Given data
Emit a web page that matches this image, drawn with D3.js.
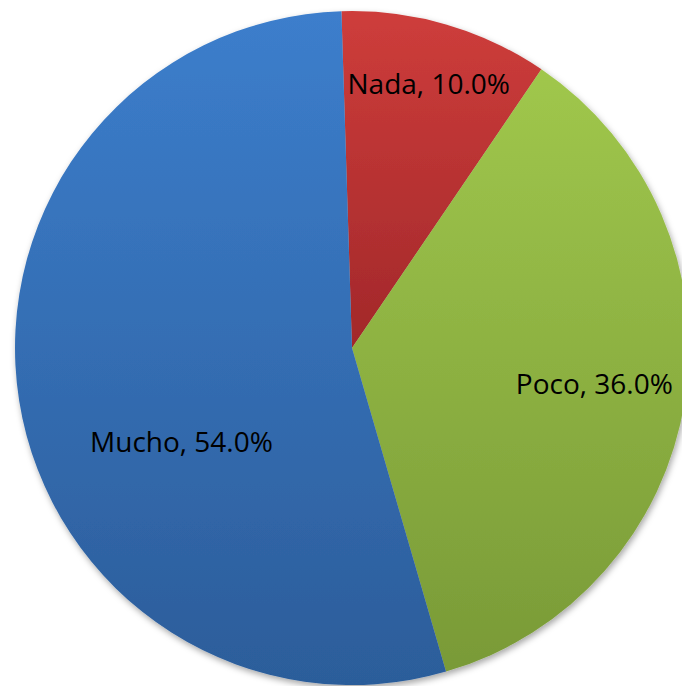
<!DOCTYPE html>
<html>
<head>
<meta charset="utf-8">
<script src="https://cdn.jsdelivr.net/npm/d3@7"></script>
<style>
  html, body { margin: 0; padding: 0; background: #fff; }
  svg { display: block; }
  .label { font-family: "Open Sans", "Noto Sans", sans-serif; fill: #000; }
</style>
</head>
<body>
<div id="chart"></div>
<script>
// chart data
var categories = ["Nada", "Poco", "Mucho"];
var values = [10.0, 36.0, 54.0];
var topColors = ["#ce3d3b", "#a0c74c", "#3c7ecc"];
var bottomColors = ["#a2282a", "#799a37", "#2c5d9a"];

var width = 682, height = 686;
var cx = 352, cy = 348, radius = 337;
var startOffset = -1.8 * Math.PI / 180;

// label placement: radius from centre and angle shift (degrees) from slice middle
var labelRadius = [275, 245, 195];
var labelShift = [0, -0.5, -20];

var svg = d3.select("#chart").append("svg")
  .attr("width", width)
  .attr("height", height);

var defs = svg.append("defs");

var shadow = defs.append("filter")
  .attr("id", "shadow")
  .attr("x", "-10%").attr("y", "-10%")
  .attr("width", "120%").attr("height", "120%");
shadow.append("feDropShadow")
  .attr("dx", 1.5).attr("dy", 3)
  .attr("stdDeviation", 3)
  .attr("flood-color", "#000")
  .attr("flood-opacity", 0.35);

categories.forEach(function(c, i) {
  var g = defs.append("linearGradient")
    .attr("id", "grad" + i)
    .attr("x1", 0).attr("y1", 0)
    .attr("x2", 0).attr("y2", 1);
  g.append("stop").attr("offset", "0%").attr("stop-color", topColors[i]);
  g.append("stop").attr("offset", "100%").attr("stop-color", bottomColors[i]);
});

var pie = d3.pie()
  .sort(null)
  .startAngle(startOffset)
  .endAngle(startOffset + 2 * Math.PI);

var arcs = pie(values);

var arc = d3.arc()
  .innerRadius(0)
  .outerRadius(radius);

var chart = svg.append("g")
  .attr("transform", "translate(" + cx + "," + cy + ")");

chart.append("g")
  .attr("filter", "url(#shadow)")
  .selectAll("path")
  .data(arcs)
  .enter()
  .append("path")
  .attr("d", arc)
  .attr("fill", function(d, i) { return "url(#grad" + i + ")"; });

// labels
chart.selectAll("text.label")
  .data(arcs)
  .enter()
  .append("text")
  .attr("class", "label")
  .attr("text-anchor", "middle")
  .attr("dy", "0.35em")
  .style("font-size", "28px")
  .attr("transform", function(d, i) {
    var a = (d.startAngle + d.endAngle) / 2 + labelShift[i] * Math.PI / 180;
    var r = labelRadius[i];
    return "translate(" + (r * Math.sin(a)) + "," + (-r * Math.cos(a)) + ")";
  })
  .text(function(d, i) { return categories[i] + ", " + values[i].toFixed(1) + "%"; });
</script>
</body>
</html>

Instructions to follow
Write the listing out a second time exactly, dropping all images.

Completed exercise
Emit a web page that matches this image, drawn with D3.js.
<!DOCTYPE html>
<html>
<head>
<meta charset="utf-8">
<script src="https://cdn.jsdelivr.net/npm/d3@7"></script>
<style>
  html, body { margin: 0; padding: 0; background: #fff; }
  svg { display: block; }
  .label { font-family: "Open Sans", "Noto Sans", sans-serif; fill: #000; }
</style>
</head>
<body>
<div id="chart"></div>
<script>
// chart data
var categories = ["Nada", "Poco", "Mucho"];
var values = [10.0, 36.0, 54.0];
var topColors = ["#ce3d3b", "#a0c74c", "#3c7ecc"];
var bottomColors = ["#a2282a", "#799a37", "#2c5d9a"];

var width = 682, height = 686;
var cx = 352, cy = 348, radius = 337;
var startOffset = -1.8 * Math.PI / 180;

// label placement: radius from centre and angle shift (degrees) from slice middle
var labelRadius = [275, 245, 195];
var labelShift = [0, -0.5, -20];

var svg = d3.select("#chart").append("svg")
  .attr("width", width)
  .attr("height", height);

var defs = svg.append("defs");

var shadow = defs.append("filter")
  .attr("id", "shadow")
  .attr("x", "-10%").attr("y", "-10%")
  .attr("width", "120%").attr("height", "120%");
shadow.append("feDropShadow")
  .attr("dx", 1.5).attr("dy", 3)
  .attr("stdDeviation", 3)
  .attr("flood-color", "#000")
  .attr("flood-opacity", 0.35);

categories.forEach(function(c, i) {
  var g = defs.append("linearGradient")
    .attr("id", "grad" + i)
    .attr("x1", 0).attr("y1", 0)
    .attr("x2", 0).attr("y2", 1);
  g.append("stop").attr("offset", "0%").attr("stop-color", topColors[i]);
  g.append("stop").attr("offset", "100%").attr("stop-color", bottomColors[i]);
});

var pie = d3.pie()
  .sort(null)
  .startAngle(startOffset)
  .endAngle(startOffset + 2 * Math.PI);

var arcs = pie(values);

var arc = d3.arc()
  .innerRadius(0)
  .outerRadius(radius);

var chart = svg.append("g")
  .attr("transform", "translate(" + cx + "," + cy + ")");

chart.append("g")
  .attr("filter", "url(#shadow)")
  .selectAll("path")
  .data(arcs)
  .enter()
  .append("path")
  .attr("d", arc)
  .attr("fill", function(d, i) { return "url(#grad" + i + ")"; });

// labels
chart.selectAll("text.label")
  .data(arcs)
  .enter()
  .append("text")
  .attr("class", "label")
  .attr("text-anchor", "middle")
  .attr("dy", "0.35em")
  .style("font-size", "28px")
  .attr("transform", function(d, i) {
    var a = (d.startAngle + d.endAngle) / 2 + labelShift[i] * Math.PI / 180;
    var r = labelRadius[i];
    return "translate(" + (r * Math.sin(a)) + "," + (-r * Math.cos(a)) + ")";
  })
  .text(function(d, i) { return categories[i] + ", " + values[i].toFixed(1) + "%"; });
</script>
</body>
</html>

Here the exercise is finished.